### Aim of the task
Starting at the first line of the listing below, retype each line up to and including the one that contains "(0,0) rectangle (552,324);". Leave pictures out.

### Recorded data
┄┄┄┄┄┄┄┄┄┄┄┄┄┄┄┄┄┄┄┄

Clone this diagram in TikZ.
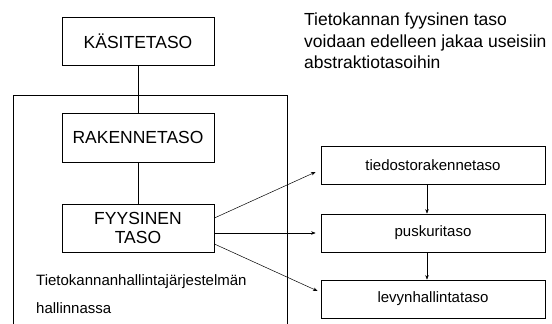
\documentclass[tikz,border=0pt]{standalone}
\usepackage{fontspec}
\setmainfont{Liberation Sans}
\usetikzlibrary{arrows.meta, positioning}

\begin{document}
\begin{tikzpicture}[
  x=1pt, y=-1pt,
  box/.style={draw, line width=0.8pt, inner sep=0pt, align=center,
    font=\fontsize{17.5}{19.5}\selectfont},
  sbox/.style={draw, line width=0.8pt, minimum width=224pt, minimum height=38pt,
    inner sep=0pt, font=\fontsize{15}{18}\selectfont},
  arr/.style={-{Stealth[length=4.5pt, width=3.5pt]}, line width=0.5pt},
  txt/.style={inner sep=0pt, anchor=base west, font=\fontsize{15}{18}\selectfont}
]
  \useasboundingbox (0,0) rectangle (552,324);

  % left column
  \node[box, minimum width=152pt, minimum height=48pt] (kasite) at (138,41) {KÄSITETASO};
  \node[box, minimum width=152pt, minimum height=49pt] (rakenne) at (138,137.5) {RAKENNETASO};
  \node[box, minimum width=152pt, minimum height=48pt] (fyys) at (138,228) {FYYSINEN\\TASO};
  \draw[line width=0.8pt] (kasite) -- (rakenne);
  \draw[line width=0.8pt] (rakenne) -- (fyys);

  % DBMS frame, open at the bottom
  \draw[line width=0.8pt] (13,324) |- (287,95) -- (287,324);
  \node[txt] (hallinta1) at (36,285) {Tietokannanhallintajärjestelmän};
  \node[txt] (hallinta2) at (36,313) {hallinnassa};

  % physical sub-levels
  \node[sbox] (tied) at (433,165.5) {tiedostorakennetaso};
  \node[sbox] (pusk) at (433,233) {puskuritaso};
  \node[sbox] (levy) at (433,299) {levynhallintataso};
  \draw[arr] ([xshift=-6pt]tied.south) -- ([xshift=-6pt]pusk.north);
  \draw[arr] ([xshift=-6pt]pusk.south) -- ([xshift=-6pt]levy.north);

  \draw[arr] ([yshift=10pt]fyys.east) -- ([xshift=-5pt, yshift=-6.5pt]tied.west);
  \draw[arr] ([yshift=-5pt]fyys.east) -- ([xshift=-5pt]pusk.west);
  \draw[arr] ([yshift=-16pt]fyys.east) -- ([xshift=-3pt, yshift=8pt]levy.west);

  \node[inner sep=0pt, anchor=north west, align=left,
    font=\fontsize{17.5}{21.5}\selectfont] (note) at (304,13)
    {Tietokannan fyysinen taso\\voidaan edelleen jakaa useisiin\\abstraktiotasoihin};
\end{tikzpicture}
\end{document}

┄┄┄┄┄┄┄┄┄┄┄┄┄┄┄┄┄┄┄┄

### Result of the exercise
Clone this diagram in TikZ.
\documentclass[tikz,border=0pt]{standalone}
\usepackage{fontspec}
\setmainfont{Liberation Sans}
\usetikzlibrary{arrows.meta, positioning}

\begin{document}
\begin{tikzpicture}[
  x=1pt, y=-1pt,
  box/.style={draw, line width=0.8pt, inner sep=0pt, align=center,
    font=\fontsize{17.5}{19.5}\selectfont},
  sbox/.style={draw, line width=0.8pt, minimum width=224pt, minimum height=38pt,
    inner sep=0pt, font=\fontsize{15}{18}\selectfont},
  arr/.style={-{Stealth[length=4.5pt, width=3.5pt]}, line width=0.5pt},
  txt/.style={inner sep=0pt, anchor=base west, font=\fontsize{15}{18}\selectfont}
]
  \useasboundingbox (0,0) rectangle (552,324);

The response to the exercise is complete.